Understanding new and emerging technologies is an increasingly important part of a designer’s toolbox, and not just in the service of building slicker interfaces. These technologies are the building blocks we will use to design for human augmentation.
Exhibit A: Brain Candy
At the SXSW Robot Petting Zoo, (yes, that was a thing) I encountered a thought-controlled drone that made me realize how close we might be coming to fully intuitive feedback loops. The way it works is simple right now: strap on a headset, and think “forward” (or “horse,” it doesn’t matter). The device takes an EEG snapshot of your brain activity at that moment. Then, that snapshot of your brain activity associated with that thought is mapped to the forward control of the drone. It seems that this could work in the other direction as well. In 2013 researchers at the University of Washington successfully sent a brain signal from one subject to another across campus to move the latter’s finger.
Imagine something that records your brain activity patterns when you’re lost, and also when you know where you’re going. Then, based on your location and destination, it feeds those patterns back into your brain as needed to give you truly intuitive wayfinding.
Can Interaction Design Save the Internet of Things?

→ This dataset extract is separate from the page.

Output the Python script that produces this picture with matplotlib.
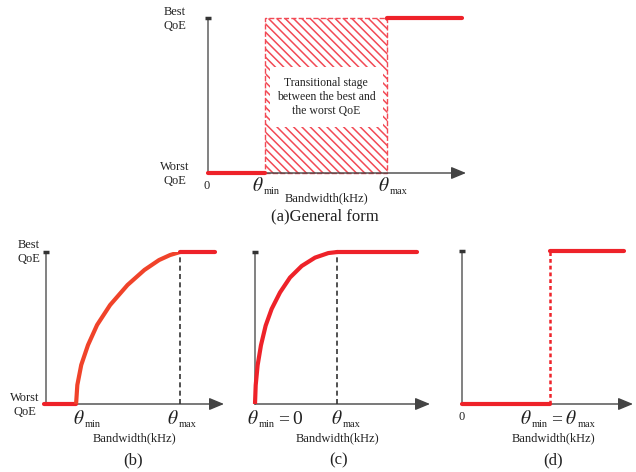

Interaction designers have a key role to play in the age of Augmented Humanity. Technology is advancing more quickly than our ability to comprehend and use it effectively. We are the facilitators of a rapidly evolving conversation between humans and machines. As such, we need to understand the capabilities and limitations of both, as well as keep an eye on the overarching goal: augmenting — without obscuring — the human experience.